(Entries with chart source code)
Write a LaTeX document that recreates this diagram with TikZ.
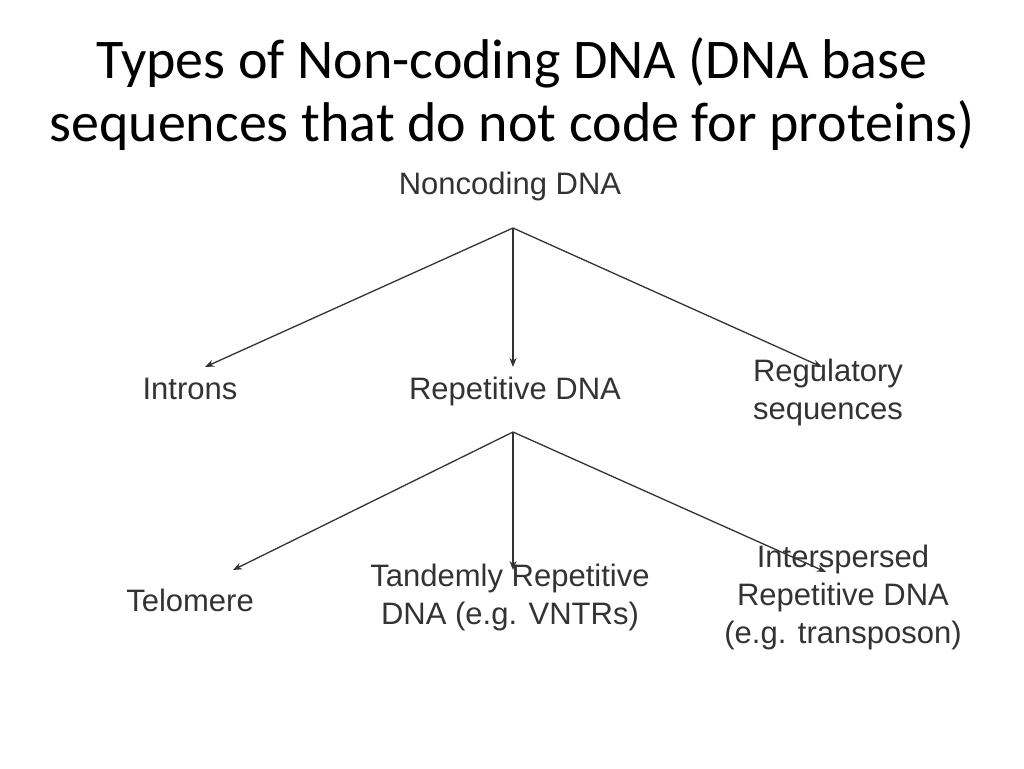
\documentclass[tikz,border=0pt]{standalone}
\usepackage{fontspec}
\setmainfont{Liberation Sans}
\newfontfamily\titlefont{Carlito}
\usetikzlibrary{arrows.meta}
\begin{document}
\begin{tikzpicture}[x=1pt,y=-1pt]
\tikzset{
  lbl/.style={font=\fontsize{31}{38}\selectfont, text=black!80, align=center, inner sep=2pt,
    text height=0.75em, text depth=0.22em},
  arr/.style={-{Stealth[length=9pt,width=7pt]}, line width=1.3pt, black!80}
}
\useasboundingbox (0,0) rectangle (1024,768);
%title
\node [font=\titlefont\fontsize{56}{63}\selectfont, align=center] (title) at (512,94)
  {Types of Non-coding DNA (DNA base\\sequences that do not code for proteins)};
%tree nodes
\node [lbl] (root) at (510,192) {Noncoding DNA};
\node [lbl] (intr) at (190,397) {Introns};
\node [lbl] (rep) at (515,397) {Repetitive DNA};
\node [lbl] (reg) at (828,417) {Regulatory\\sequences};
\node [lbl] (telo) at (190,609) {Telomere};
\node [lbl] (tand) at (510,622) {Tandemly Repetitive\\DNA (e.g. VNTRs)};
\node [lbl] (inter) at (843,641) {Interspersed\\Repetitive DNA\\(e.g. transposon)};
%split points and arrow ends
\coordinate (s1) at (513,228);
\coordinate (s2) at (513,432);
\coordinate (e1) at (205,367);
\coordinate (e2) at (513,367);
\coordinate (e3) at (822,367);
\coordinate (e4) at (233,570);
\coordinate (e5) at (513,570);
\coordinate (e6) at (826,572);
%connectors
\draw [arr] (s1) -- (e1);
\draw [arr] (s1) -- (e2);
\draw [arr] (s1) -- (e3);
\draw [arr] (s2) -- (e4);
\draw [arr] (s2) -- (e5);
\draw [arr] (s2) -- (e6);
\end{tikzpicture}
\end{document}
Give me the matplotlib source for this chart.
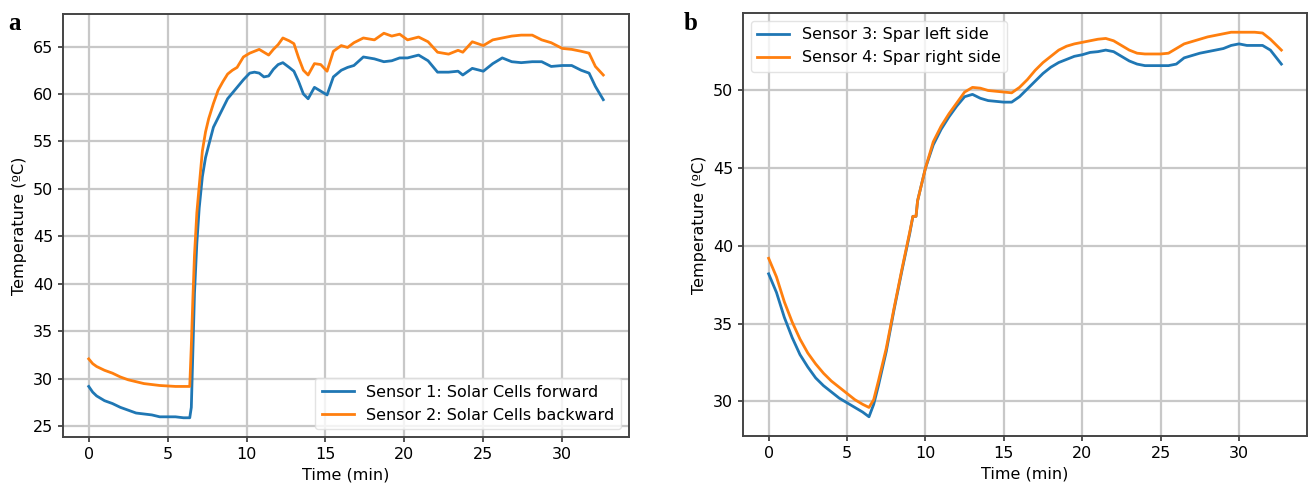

■ **What the task requires**
Reproduce the records, all of them, word for word; omit the pictures.

■ **Completed task**
Write a LaTeX document that recreates this diagram with TikZ.
\documentclass[tikz,border=0pt]{standalone}
\usepackage{fontspec}
\setmainfont{Liberation Sans}
\newfontfamily\titlefont{Carlito}
\usetikzlibrary{arrows.meta}
\begin{document}
\begin{tikzpicture}[x=1pt,y=-1pt]
\tikzset{
  lbl/.style={font=\fontsize{31}{38}\selectfont, text=black!80, align=center, inner sep=2pt,
    text height=0.75em, text depth=0.22em},
  arr/.style={-{Stealth[length=9pt,width=7pt]}, line width=1.3pt, black!80}
}
\useasboundingbox (0,0) rectangle (1024,768);
%title
\node [font=\titlefont\fontsize{56}{63}\selectfont, align=center] (title) at (512,94)
  {Types of Non-coding DNA (DNA base\\sequences that do not code for proteins)};
%tree nodes
\node [lbl] (root) at (510,192) {Noncoding DNA};
\node [lbl] (intr) at (190,397) {Introns};
\node [lbl] (rep) at (515,397) {Repetitive DNA};
\node [lbl] (reg) at (828,417) {Regulatory\\sequences};
\node [lbl] (telo) at (190,609) {Telomere};
\node [lbl] (tand) at (510,622) {Tandemly Repetitive\\DNA (e.g. VNTRs)};
\node [lbl] (inter) at (843,641) {Interspersed\\Repetitive DNA\\(e.g. transposon)};
%split points and arrow ends
\coordinate (s1) at (513,228);
\coordinate (s2) at (513,432);
\coordinate (e1) at (205,367);
\coordinate (e2) at (513,367);
\coordinate (e3) at (822,367);
\coordinate (e4) at (233,570);
\coordinate (e5) at (513,570);
\coordinate (e6) at (826,572);
%connectors
\draw [arr] (s1) -- (e1);
\draw [arr] (s1) -- (e2);
\draw [arr] (s1) -- (e3);
\draw [arr] (s2) -- (e4);
\draw [arr] (s2) -- (e5);
\draw [arr] (s2) -- (e6);
\end{tikzpicture}
\end{document}
Give me the matplotlib source for this chart.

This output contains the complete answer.